When we were ready for dinner, we drove to the restaurant and were stopped by an owl hunting on the roadway. I love these nature moments!

The Overlook Restaurant overlooks Lake Buchanan. It was pitch black by the time we arrived and couldn't see the lake. We still had a wonderful dinner. I ordered Canyon Chicken: herb-crusted Red Bird Farms airline* chicken breast, wild mushroom au jus, dressing cake of pinon nut, cranberry & sage, and seasonal vegetables. It was wonderful; so many savory flavors. Bob had a seafood Cobb salad which he enjoyed. Dessert was chocolate cake with vanilla ice cream. 

*If you're wondering what an airline chicken is, Bob asked. It's the way they serve the chicken with a small wing pointing straight up like an airline wing. It lost something in the translation. LOL.

This was a fun, but very busy, day. Somehow, we packed it all in.

Tomorrow morning, Bob is going to walk or ride his bike before we have to check out. Me? I'm going to sleep in! Ciao for now.

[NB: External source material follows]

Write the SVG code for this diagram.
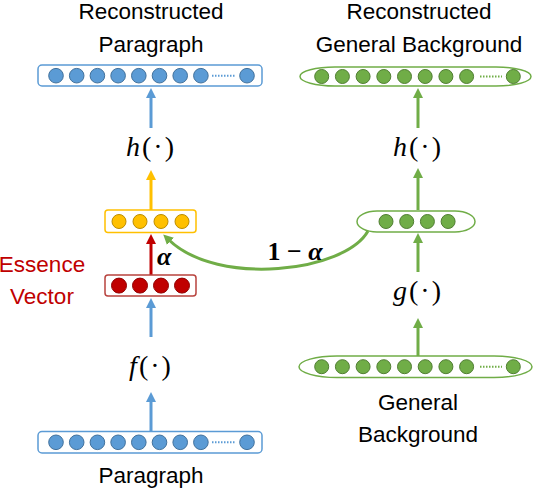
<svg xmlns="http://www.w3.org/2000/svg" width="538" height="490" viewBox="0 0 538 490">
<style>
.lbl{font-family:"Liberation Sans",Arial,sans-serif;font-size:22.5px;fill:#000;text-anchor:middle}
.red{fill:#C00000}
.math{font-family:"Liberation Serif","DejaVu Serif",serif;font-size:28px;text-anchor:middle;letter-spacing:2px}
.math .v{font-style:italic}
.greek{font-family:"Liberation Serif","DejaVu Serif",serif;font-size:26px;font-weight:bold}
.bbar{fill:#fff;stroke:#5B9BD5;stroke-width:1.5}
.bc{fill:#5B9BD5;stroke:#41719C;stroke-width:1}
.gbar{fill:#fff;stroke:#70AD47;stroke-width:1.5}
.gc{fill:#70AD47;stroke:#507E32;stroke-width:1}
.ybar{fill:#fff;stroke:#FFC000;stroke-width:1.5}
.yc{fill:#FFC000;stroke:#BC8C00;stroke-width:1}
.rbar{fill:#fff;stroke:#B8433E;stroke-width:1.5}
.rc{fill:#C00000;stroke:#900000;stroke-width:1}
.dots{fill:none;stroke-width:2;stroke-dasharray:1.5 1.5}
.arr{fill:none;stroke-width:3}
</style>
<defs>
<marker id="mb" viewBox="0 0 10 10" markerWidth="10" markerHeight="10" markerUnits="userSpaceOnUse" refX="2" refY="5" orient="auto"><path d="M0,0 L10,5 L0,10 z" fill="#5B9BD5"/></marker>
<marker id="mg" viewBox="0 0 10 10" markerWidth="10" markerHeight="10" markerUnits="userSpaceOnUse" refX="2" refY="5" orient="auto"><path d="M0,0 L10,5 L0,10 z" fill="#70AD47"/></marker>
<marker id="my" viewBox="0 0 10 10" markerWidth="10" markerHeight="10" markerUnits="userSpaceOnUse" refX="2" refY="5" orient="auto"><path d="M0,0 L10,5 L0,10 z" fill="#FFC000"/></marker>
<marker id="mr" viewBox="0 0 10 10" markerWidth="10" markerHeight="10" markerUnits="userSpaceOnUse" refX="2" refY="5" orient="auto"><path d="M0,0 L10,5 L0,10 z" fill="#C00000"/></marker>
</defs>

<g id="connectors">
<line class="arr" x1="151" y1="431" x2="151" y2="400" stroke="#5B9BD5" marker-end="url(#mb)"/>
<line class="arr" x1="151" y1="337" x2="151" y2="306" stroke="#5B9BD5" marker-end="url(#mb)"/>
<line class="arr" x1="151" y1="275" x2="151" y2="242" stroke="#C00000" marker-end="url(#mr)"/>
<line class="arr" x1="151" y1="210" x2="151" y2="178" stroke="#FFC000" marker-end="url(#my)"/>
<line class="arr" x1="151" y1="128" x2="151" y2="96" stroke="#5B9BD5" marker-end="url(#mb)"/>
<line class="arr" x1="418" y1="356" x2="418" y2="326" stroke="#70AD47" marker-end="url(#mg)"/>
<line class="arr" x1="418" y1="272" x2="418" y2="241" stroke="#70AD47" marker-end="url(#mg)"/>
<line class="arr" x1="418" y1="210" x2="418" y2="176" stroke="#70AD47" marker-end="url(#mg)"/>
<line class="arr" x1="418" y1="128" x2="418" y2="96" stroke="#70AD47" marker-end="url(#mg)"/>
<path class="arr" d="M368,231 C345,272 218,287 169,240" stroke="#70AD47" marker-end="url(#mg)"/>
<text class="greek" x="157" y="265" font-style="italic">α</text>
<text class="greek" x="295" y="260" text-anchor="middle">1 − <tspan font-style="italic">α</tspan></text>
</g>

<g id="recon-paragraph">
<text class="lbl" x="151" y="19">Reconstructed</text>
<text class="lbl" x="151" y="52">Paragraph</text>
<rect class="bbar" x="38" y="65" width="224" height="21" rx="4"/>
<circle class="bc" cx="56" cy="75.7" r="7.3"/>
<circle class="bc" cx="76.7" cy="75.7" r="7.3"/>
<circle class="bc" cx="97.4" cy="75.7" r="7.3"/>
<circle class="bc" cx="118.1" cy="75.7" r="7.3"/>
<circle class="bc" cx="138.8" cy="75.7" r="7.3"/>
<circle class="bc" cx="159.5" cy="75.7" r="7.3"/>
<circle class="bc" cx="180.2" cy="75.7" r="7.3"/>
<circle class="bc" cx="200.9" cy="75.7" r="7.3"/>
<line class="dots" x1="212" y1="75.7" x2="235" y2="75.7" stroke="#5B9BD5"/>
<circle class="bc" cx="247" cy="75.7" r="7.3"/>
</g>

<g id="h-left"><text class="math" x="151" y="156"><tspan class="v">h</tspan>(·)</text></g>

<g id="mixed-vector">
<rect class="ybar" x="105" y="210" width="91" height="22.5" rx="3"/>
<circle class="yc" cx="119" cy="221.5" r="7"/>
<circle class="yc" cx="140" cy="221.5" r="7"/>
<circle class="yc" cx="161" cy="221.5" r="7"/>
<circle class="yc" cx="182" cy="221.5" r="7"/>
</g>

<g id="essence-vector">
<text class="lbl red" x="42" y="272">Essence</text>
<text class="lbl red" x="42" y="304">Vector</text>
<rect class="rbar" x="105" y="275" width="91" height="21" rx="3"/>
<circle class="rc" cx="119" cy="285.6" r="7.5"/>
<circle class="rc" cx="140" cy="285.6" r="7.5"/>
<circle class="rc" cx="161" cy="285.6" r="7.5"/>
<circle class="rc" cx="182" cy="285.6" r="7.5"/>
</g>

<g id="f-left"><text class="math" x="151" y="375"><tspan class="v">f</tspan>(·)</text></g>

<g id="paragraph">
<rect class="bbar" x="38" y="431.5" width="224" height="21.5" rx="4"/>
<circle class="bc" cx="56" cy="442.3" r="7.3"/>
<circle class="bc" cx="76.7" cy="442.3" r="7.3"/>
<circle class="bc" cx="97.4" cy="442.3" r="7.3"/>
<circle class="bc" cx="118.1" cy="442.3" r="7.3"/>
<circle class="bc" cx="138.8" cy="442.3" r="7.3"/>
<circle class="bc" cx="159.5" cy="442.3" r="7.3"/>
<circle class="bc" cx="180.2" cy="442.3" r="7.3"/>
<circle class="bc" cx="200.9" cy="442.3" r="7.3"/>
<line class="dots" x1="212" y1="442.3" x2="235" y2="442.3" stroke="#5B9BD5"/>
<circle class="bc" cx="247" cy="442.3" r="7.3"/>
<text class="lbl" x="151" y="483">Paragraph</text>
</g>

<g id="recon-background">
<text class="lbl" x="419" y="19">Reconstructed</text>
<text class="lbl" x="419" y="52">General Background</text>
<rect class="gbar" x="300" y="67" width="231" height="19" rx="35" ry="9.5"/>
<circle class="gc" cx="321.7" cy="76.5" r="7"/>
<circle class="gc" cx="342.4" cy="76.5" r="7"/>
<circle class="gc" cx="363.1" cy="76.5" r="7"/>
<circle class="gc" cx="383.8" cy="76.5" r="7"/>
<circle class="gc" cx="404.5" cy="76.5" r="7"/>
<circle class="gc" cx="425.2" cy="76.5" r="7"/>
<circle class="gc" cx="445.9" cy="76.5" r="7"/>
<circle class="gc" cx="466.6" cy="76.5" r="7"/>
<line class="dots" x1="480" y1="76.5" x2="502" y2="76.5" stroke="#70AD47"/>
<circle class="gc" cx="513.3" cy="76.5" r="7"/>
</g>

<g id="h-right"><text class="math" x="418" y="156"><tspan class="v">h</tspan>(·)</text></g>

<g id="background-vector">
<rect class="gbar" x="357" y="211" width="118" height="21" rx="20" ry="10.5"/>
<circle class="gc" cx="386" cy="221.5" r="7"/>
<circle class="gc" cx="406.7" cy="221.5" r="7"/>
<circle class="gc" cx="427.4" cy="221.5" r="7"/>
<circle class="gc" cx="448.1" cy="221.5" r="7"/>
</g>

<g id="g-right"><text class="math" x="418" y="300"><tspan class="v">g</tspan>(·)</text></g>

<g id="general-background">
<rect class="gbar" x="299" y="356" width="233" height="21.5" rx="38" ry="10.75"/>
<circle class="gc" cx="321.7" cy="366.7" r="7"/>
<circle class="gc" cx="342.4" cy="366.7" r="7"/>
<circle class="gc" cx="363.1" cy="366.7" r="7"/>
<circle class="gc" cx="383.8" cy="366.7" r="7"/>
<circle class="gc" cx="404.5" cy="366.7" r="7"/>
<circle class="gc" cx="425.2" cy="366.7" r="7"/>
<circle class="gc" cx="445.9" cy="366.7" r="7"/>
<circle class="gc" cx="466.6" cy="366.7" r="7"/>
<line class="dots" x1="480" y1="366.7" x2="502" y2="366.7" stroke="#70AD47"/>
<circle class="gc" cx="513.3" cy="366.7" r="7"/>
<text class="lbl" x="418" y="410">General</text>
<text class="lbl" x="418" y="442">Background</text>
</g>
</svg>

  1. I was definitely impressed with the volksmarching plaque. I also like the trailmarkings that you and Andy capture in your photos. You make me want to do walks in these 2 towns and I actually know where they are. There are so many towns with so much to tell us and we just need to delve into them.
    The clock in that front yard was definitely unique. I enjoy the history you share in your blogs and paintings, murals, and houses. You capture so much flavor.

    1. We sure learn a lot when we do these walks. Our biggest education was in the Northeast in 2019. I still have months worth of blogs left to do. I am so far behind on them! I'm happy that people are reading them. If they're not already Volksmarchers, I hope it will intrigue them enough to start doing them!